As I said, there is no moral equivalence between mal-intended, often-violent, racist attacks on this President from the right and the tantrum-throwing umbrage on the whining left.  None whatsoever.

But both are missing a critical component of adult debate that is crucial to a democracy: nuance. I never counted on the right to have it much. But I expect much more of the left. On the left, we are supposed to be free thinkers, civil debaters and to let facts inform our opinion rather than the other way around. Doing so requires the understanding and thoughtful consideration of nuance, whatever the issue at hand may be.

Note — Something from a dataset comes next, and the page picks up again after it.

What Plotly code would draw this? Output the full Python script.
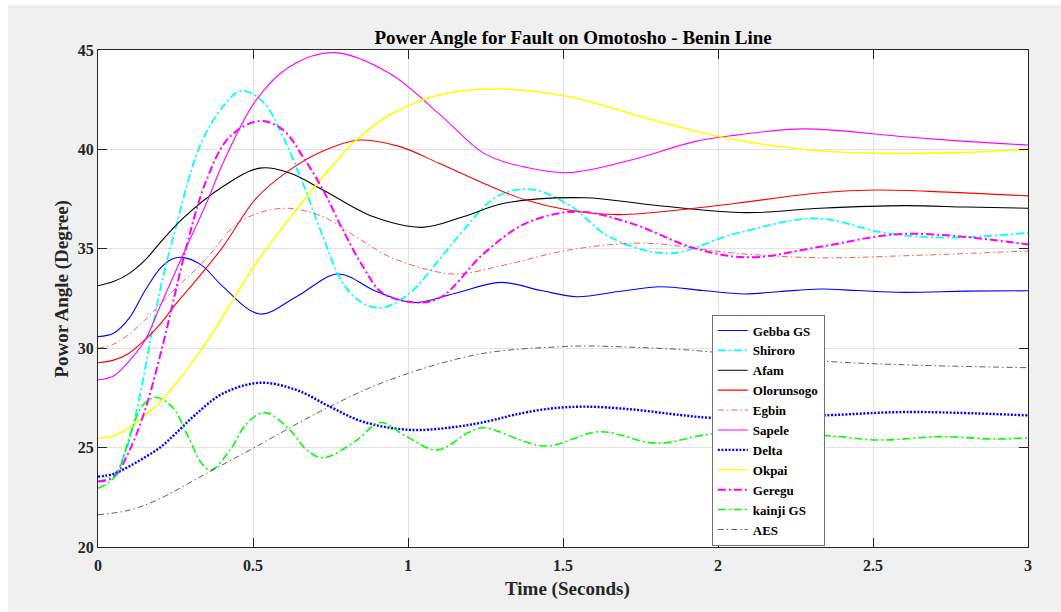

Knee-jerk reactions such as we seem to have often on the left blogosphere are antithetical to nuance and thus to democratic discourse.  Broad brushes without examining the nuances and details may be a lot of things, but they do not help build an informed citizenry in which all political power is rightly inherent.

When we scream about how the removal of a single proposal from a broad reform bill that will still help 32 million people means the bill should be killed, we are not helping build an informed discourse.  When we assert, without solid evidence, nefarious plots to kill the public option by the White House despite the President's repeated statements of support for it, we are not helping build an evidence-based society.  When we are so hung up on one interpretation of preventing "too big to fail" (break-up authority) that we don't look at the entire financial regulatory reform bill and its benefits, including resolution authority, we're not serving ourselves or our peers well.  When we're declaring the bill weak and unworthy based on that, we're doing a disservice to reason.  When we are oblivious to the unique challenges this president faces - especially ones due to his race - we are simply not paying attention.

Democracy is not a spectator sport.  In fact, democracy is not a sport. Democracy is informed consent of the governed. Democracy is not simply a government elected by a vote of the people. Democracy is a citizenry - certainly those who want to be heard on specific issues and influence public opinion - thriving to be better informed, not louder. Democracy is dissent, but it its informed dissent. Democracy is not trying to fit the facts to some pre-ordained narrative. It is, rather, the wisdom that results from an informed citizenry to let the facts guide the narrative.

Our founders strove to build a more perfect union. Us liberals, we believe that also means a more progressive union. We cannot build a more progressive union if we are too busy establishing our narrative to be the "correct" narrative.  In order to build that progress, we must be informed citizens.  We must be adults.  We must be wary of knee-jerk reactions, and we must be willing to see issues with perspective and context.  We must learn to deal with nuance.

Our politicians will stop treating us like children when we stop acting like them.